Сергеева-Ценского можно упрекнуть в излишнем нагораживании внешних ужасов. Теряется правдивость от такой неумеренности, от такого скопления в одном месте всех представимых и даже непредставимых гадостей. В «Скоро я умру» — сразу тонут все, кроме хилого, гнилого сына, беспомощно присутствующего при гибели отца, матери и т. д., — все без остатка. Что делается с Антониной из «Лесной топи» — прямо невероятно. Плетется какая-то цепь из черных, отвратительных звеньев. Придурь, ребенок-урод, любовник-сифилитик, — и уж окончательно без носа, с язвой во все лицо, — страшные, безвыходно тупые люди вокруг, — и, наконец, когда уже ничего, кажется, не остается, кроме смерти, — Ценский и смерть эту посылает Антонине в самом страшном ее образе: артель мужиков в лесу, на которую набрела, заблудившись, Антонина, — тупо, дьявольски стихийно, без слова набрасывается на нее, вся, и, насилуя, тем самым ее убивает.

Рождение, природа, любовь, надежда, жалость, страсть — все Ценский показывает нам исковерканным, все в пятнах Бессмысленного Зла, точно в пятнах проказы. Но неумеренность Ценского в собирании конкретных, внешних ужасов — вполне понятна. Он изо всех сил старается, он непременно хочет свое ощущение ужаса перед Злом передать другим с наибольшей полнотой и невольно огрубляет краски для другого, может быть, еще грубого взора. Конечно, не у всех «все умирают, все с ума сходят». Но Ценский знает, а не знает, так чувствует, что если хоть у одного «все умерли и с ума сошли», — то это совершенно все равно, как если бы у всех; что ни одной «слезинки» нельзя оправдывать, если не оправдана хоть одна. А ведь с какой недомысленной легкостью многие еще примиряются... И хотя бы с землетрясением, где погибло только 66 человек, да зато спаслось 6 666! И Ценский, неправдиво фактически, грубо, — по с глубочайшей внутренней правдой кричит: «Все, все! У всех всегда все умирают, все с ума сходят! Проклятые люди, проклятый мир! но... но я не хочу, я не могу, чтобы так было. Нельзя, чтобы так было, потому что у человека есть к миру любовь».

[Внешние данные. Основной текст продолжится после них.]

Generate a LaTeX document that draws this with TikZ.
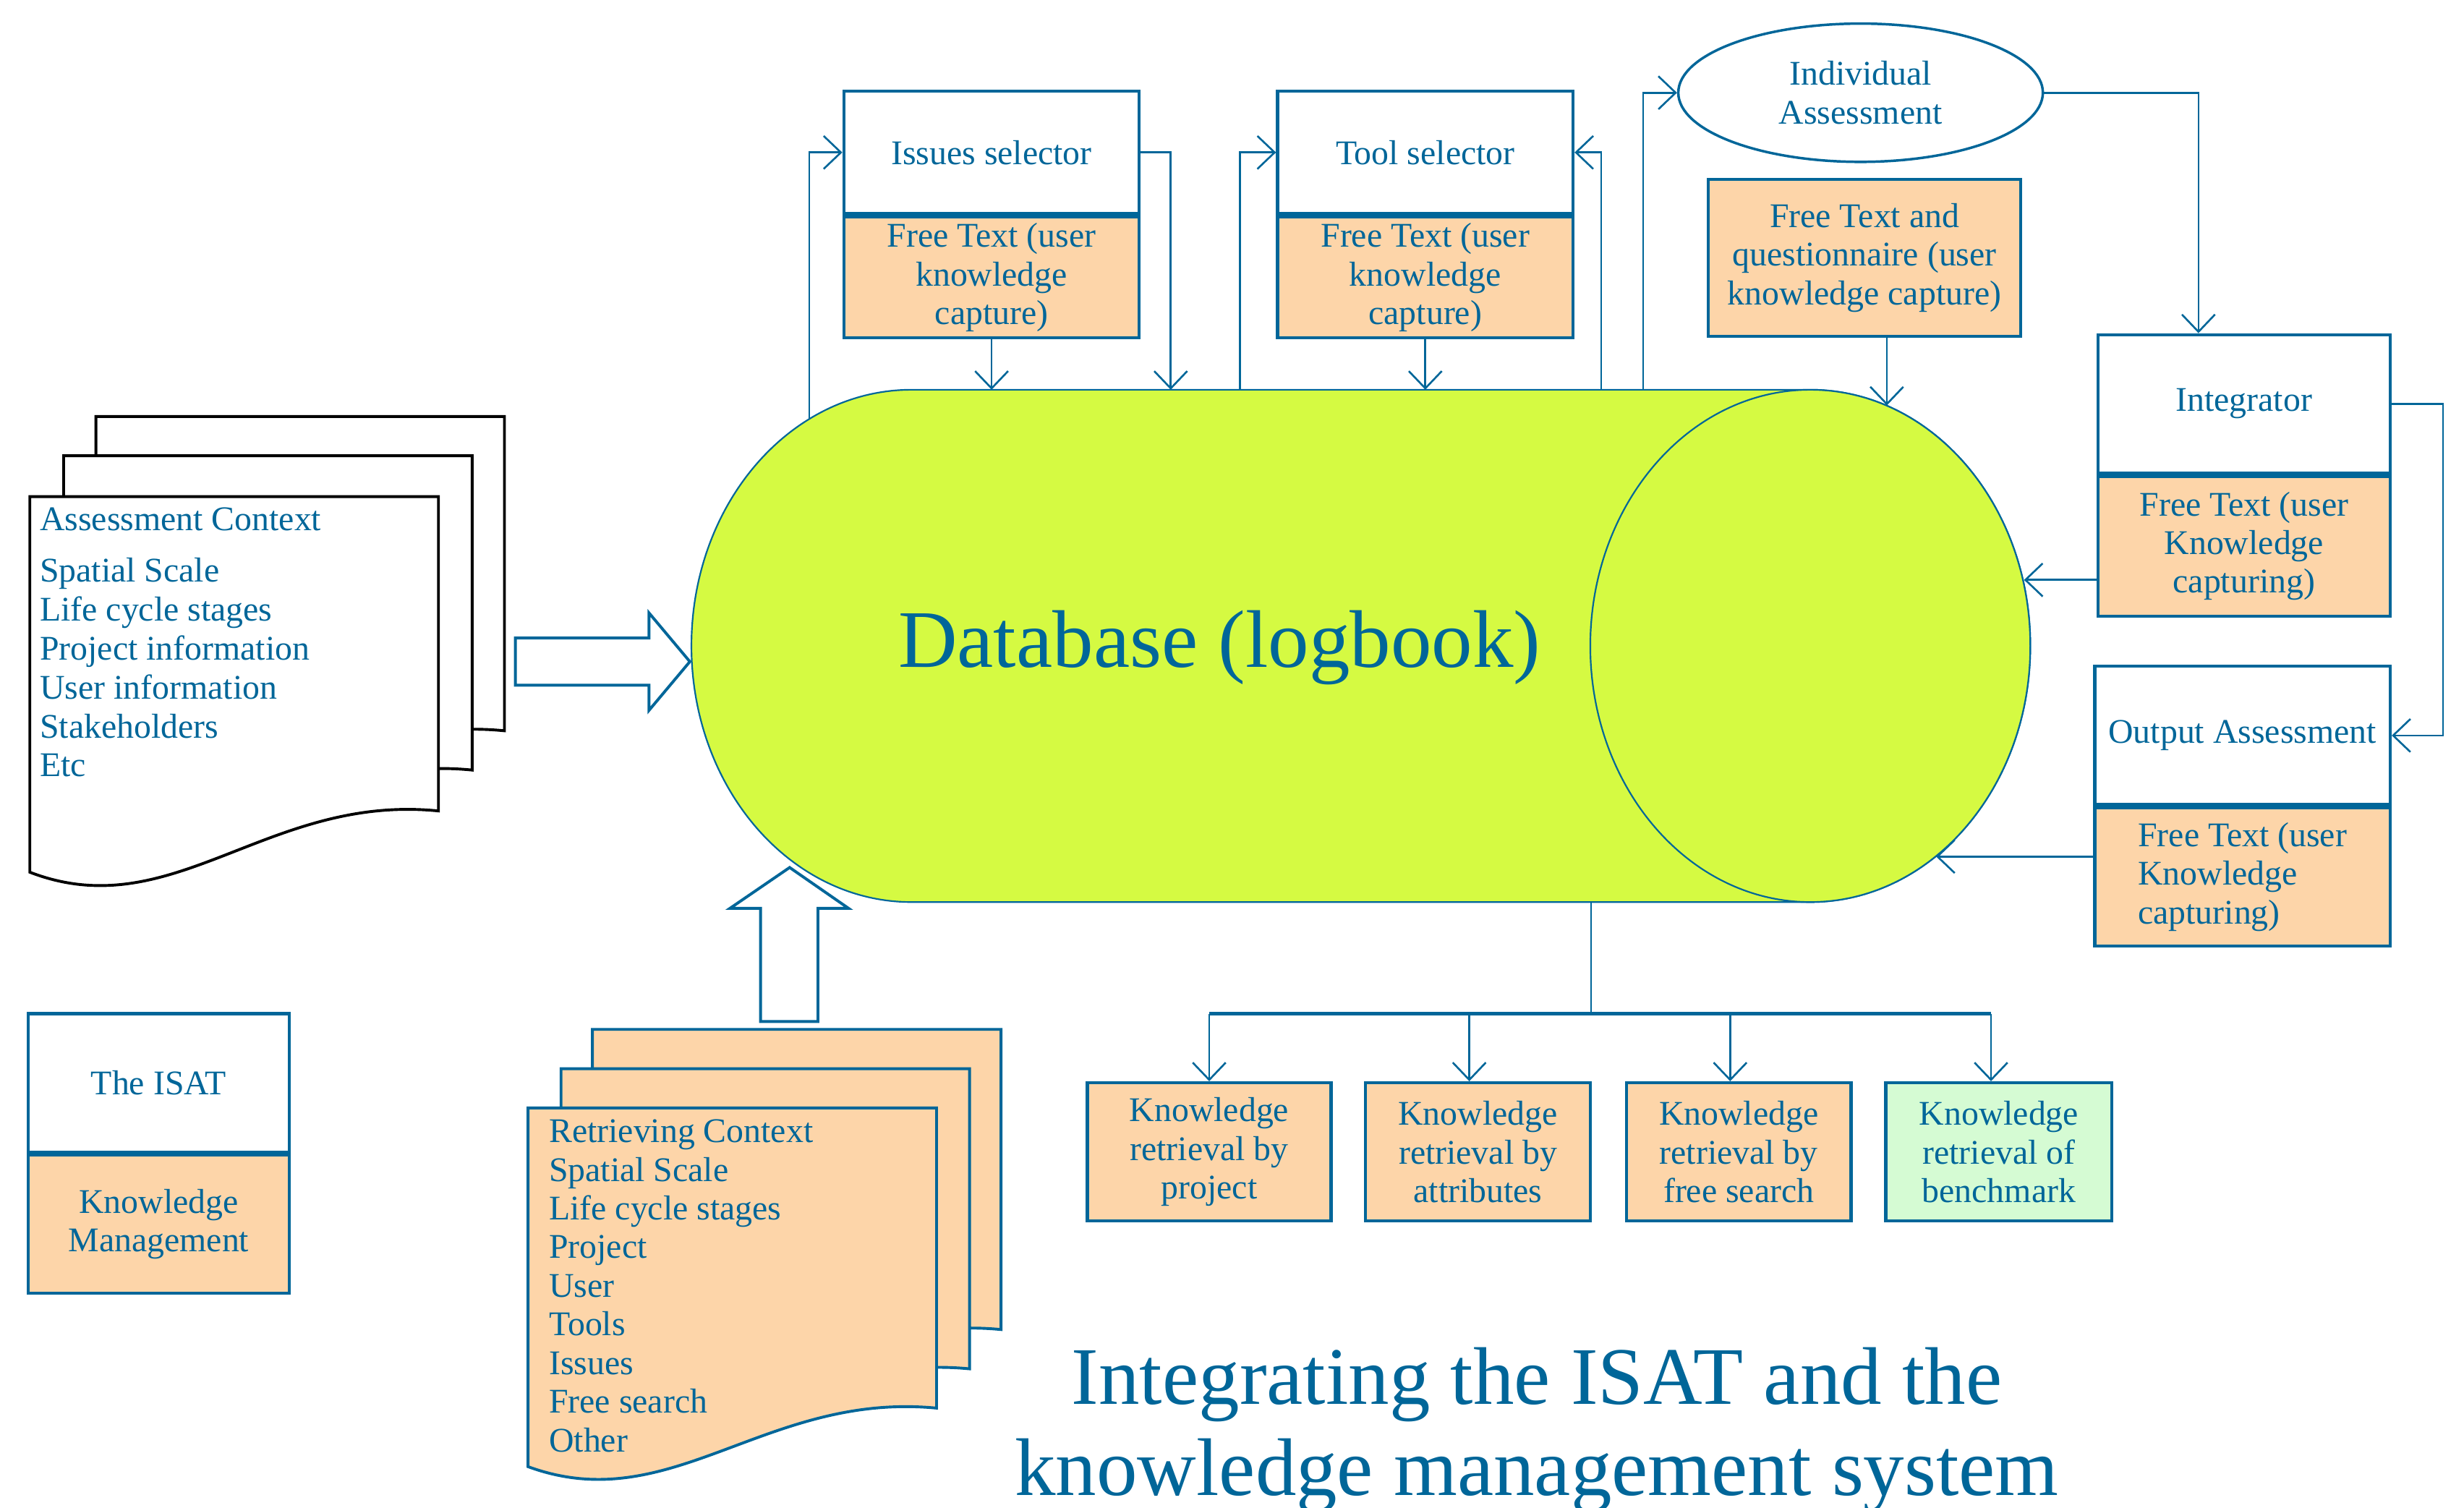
\documentclass[tikz,border=0pt]{standalone}
\usepackage{fontspec}
\setmainfont{Liberation Serif}
\usetikzlibrary{arrows.meta, positioning, shapes.geometric}
\definecolor{ink}{HTML}{006699}
\definecolor{peach}{HTML}{FDD5A9}
\definecolor{lime}{HTML}{D5FA42}
\definecolor{mint}{HTML}{D5FBD3}

\begin{document}
\begin{tikzpicture} [x = 0.5pt, y = -0.5pt, node distance = 0pt,
    every node/.style = {text = ink, font = \fontsize{11}{12.3}\selectfont},
    headbox/.style = {draw = ink, line width = 1pt, fill = white, align = center, inner sep = 0pt},
    notebox/.style = {draw = ink, line width = 1pt, fill = peach, align = center, inner sep = 0pt},
    link/.style = {draw = ink, line width = 0.6pt, -{Straight Barb[length = 5.5pt, width = 10.5pt]}},
    wire/.style = {draw = ink, line width = 0.6pt},
    blockarrow/.style = {draw = ink, line width = 0.9pt, fill = white},
    docpage/.pic = {\path [pic actions] (0,0) -- (260,0) -- (260,200)
        .. controls (151,189) and (91,274) .. (0,239) -- cycle;}]

\fill [white, use as bounding box] (0,0) rectangle (1568,959.5);

% database cylinder
\filldraw [fill = lime, draw = ink, line width = 0.5pt] (580,248) -- (1152,248)
    arc [start angle = -90, end angle = 90, x radius = 140, y radius = 163] -- (580,574)
    arc [start angle = 90, end angle = 270, x radius = 140, y radius = 163] -- cycle;
\filldraw [fill = lime, draw = ink, line width = 0.5pt] (1152,411) ellipse [x radius = 140, y radius = 163];
\node (db) [font = \fontsize{26}{30}\selectfont] at (776,412) {Database (logbook)};

\coordinate (dbIs) at (515,266.6);
\coordinate (dbIc) at (631,248);
\coordinate (dbIr) at (745,248);
\coordinate (dbTl) at (789,248);
\coordinate (dbTc) at (907,248);
\coordinate (dbTr) at (1019,248);
\coordinate (dbIa) at (1045.6,248);
\coordinate (dbQ) at (1200.7,258);
\coordinate (dbR) at (1288,369);
\coordinate (dbS) at (1232,545);
\coordinate (dbB) at (1012.5,574);
\coordinate (bus) at (1012.5,645);

% assessment context pages
\pic [draw = black, line width = 0.9pt, fill = white] at (61,265) {docpage};
\pic [draw = black, line width = 0.9pt, fill = white] at (40.5,290) {docpage};
\pic [draw = black, line width = 0.9pt, fill = white] at (19,316) {docpage};
\node (actx) [anchor = north west, align = left, inner sep = 0pt, font = \fontsize{11}{12.4}\selectfont]
    at (25,322.5) {Assessment Context\\[4pt] Spatial Scale\\Life cycle stages\\Project information\\User information\\Stakeholders\\Etc};

% retrieving context pages
\pic [draw = ink, line width = 0.9pt, fill = peach, yscale = 0.955] at (377,655) {docpage};
\pic [draw = ink, line width = 0.9pt, fill = peach, yscale = 0.955] at (357,680) {docpage};
\pic [draw = ink, line width = 0.9pt, fill = peach, yscale = 0.955] at (336,705) {docpage};
\node (rctx) [anchor = north west, align = left, inner sep = 0pt, font = \fontsize{11}{12.3}\selectfont]
    at (349,712) {Retrieving Context\\Spatial Scale\\Life cycle stages\\Project\\User\\Tools\\Issues\\Free search\\Other};

% block arrows
\draw [blockarrow] (328,406) -- (413,406) -- (413,390) -- (439,421) -- (413,452) -- (413,436) -- (328,436) -- cycle;
\draw [blockarrow] (484,650) -- (484,578) -- (464.5,578) -- (502.5,552) -- (540,578) -- (520.5,578) -- (520.5,650) -- cycle;

% selectors
\node (issues) [headbox, minimum width = 94pt, minimum height = 39pt] at (631,97) {Issues selector};
\node (issuesft) [notebox, minimum width = 94pt, minimum height = 38.5pt, below = of issues] {Free Text (user\\knowledge\\capture)};
\node (tool) [headbox, minimum width = 94pt, minimum height = 39pt] at (907,97) {Tool selector};
\node (toolft) [notebox, minimum width = 94pt, minimum height = 38.5pt, below = of tool] {Free Text (user\\knowledge\\capture)};

\node (indiv) [ellipse, draw = ink, line width = 0.8pt, fill = white, minimum width = 116pt, minimum height = 44pt,
    inner sep = 0pt, align = center] at (1184,59) {Individual\\Assessment};
\node (ftq) [notebox, minimum width = 99.5pt, minimum height = 50pt] at (1186.5,164) {Free Text and\\questionnaire (user\\knowledge capture)};

\node (integ) [headbox, minimum width = 93pt, minimum height = 44pt] at (1428,257) {Integrator};
\node (integft) [notebox, minimum width = 93pt, minimum height = 44.5pt, below = of integ] {Free Text (user\\Knowledge\\capturing)};
\node (outa) [headbox, minimum width = 94pt, minimum height = 44pt] at (1427,468) {Output Assessment};
\node (outft) [notebox, minimum width = 94pt, minimum height = 44pt, align = left, below = of outa] {Free Text (user\\Knowledge\\capturing)};

\node (isat) [headbox, minimum width = 83pt, minimum height = 44pt] at (101,689) {The ISAT};
\node (isatft) [notebox, minimum width = 83pt, minimum height = 44pt, below = of isat] {Knowledge\\Management};

% retrieval boxes
\node (retproj) [notebox, minimum width = 77.5pt, minimum height = 44pt] at (769.5,733) {Knowledge\\retrieval by\\project};
\node (retattr) [notebox, minimum width = 71.5pt, minimum height = 44pt, right = 10pt of retproj] {Knowledge\\retrieval by\\attributes};
\node (retfree) [notebox, minimum width = 71.5pt, minimum height = 44pt, right = 10.5pt of retattr] {Knowledge\\retrieval by\\free search};
\node (retbench) [notebox, fill = mint, minimum width = 72pt, minimum height = 44pt, right = 10pt of retfree] {Knowledge\\retrieval of\\benchmark};

\node (title) [font = \fontsize{26}{29}\selectfont, align = center] at (978,910) {Integrating the ISAT and the\\knowledge management system};

% connectors
\draw [link] (dbIs) |- (issues.west);
\draw [link] (issues.east) -| (dbIr);
\draw [link] (issuesft) -- (dbIc);
\draw [link] (dbTl) |- (tool.west);
\draw [link] (toolft) -- (dbTc);
\draw [link] (dbTr) |- (tool.east);
\draw [link] (dbIa) |- (indiv.west);
\draw [link] (indiv.east) -| ([xshift = -14.5pt]integ.north);
\draw [link] (ftq.south -| dbQ) -- (dbQ);
\draw [link] (integ.east) -- ++(32.6,0) |- (outa.east);
\draw [link] (integft.west |- dbR) -- (dbR);
\draw [link] (outft.west |- dbS) -- (dbS);

\draw [wire] (dbB) -- (bus);
\draw [wire, line width = 1pt] (bus -| retproj.north) -- ([xshift = -2.5pt]bus -| retbench.north);
\draw [link] (bus -| retproj.north) -- (retproj.north);
\draw [link] ([xshift = -2.75pt]bus -| retattr.north) -- ([xshift = -2.75pt]retattr.north);
\draw [link] ([xshift = -2.75pt]bus -| retfree.north) -- ([xshift = -2.75pt]retfree.north);
\draw [link] ([xshift = -2.5pt]bus -| retbench.north) -- ([xshift = -2.5pt]retbench.north);

\end{tikzpicture}
\end{document}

Вот это-то живое, — может быть, не вполне сознанное, все равно! — противоречие, это «несомненно проклят» и «несомненно не хочу» отличают Сергеева-Ценского от других современных писателей того же уклона. Того же уклона, — но с антиномией, менее резко поставленной, менее трепетной и подлинной. Может быть, эта трепетность и резкость питают и самый талант Ценского, дают языку его выразительную силу.

До риторики недалеко... но ее еще нет. Недалеко, — иногда кажется, — и до просветления, до начала раскрытия необходимого «смысла» жизни... но и его еще нет. Во всяком случае на своей теперешней точке, в данном своем состоянии Ценский не может остаться навсегда, ни как человек, ни как художник. Это уж было бы последнее бессмыслие, — которого, к счастью, в жизни не встречается. Нельзя стоять далее мгновенья на колющем острие. Мы не знаем, добрался ли уже Ценский до этого окончательного острия. Но когда доберется (и если доберется) — то нельзя ему будет не полететь; и непременно он полетит — или вниз... или вверх.

Примечания:
Весы. 1907. № 5 (вторая часть статьи «О "Шиповнике"»).
  • «Баня с пауками» — из романа Ф. М. Достоевского «Преступление и наказание» (в монологе Свидригайлова. Ч. 4. Гл. 1).
Источник: Гиппиус З. Н. Собрание сочинений. Т. 7. Мы и они. Литературный дневник. Публицистика 1899—1916. — М.: Русская книга, 2003. — 528 с., 1 л. портр.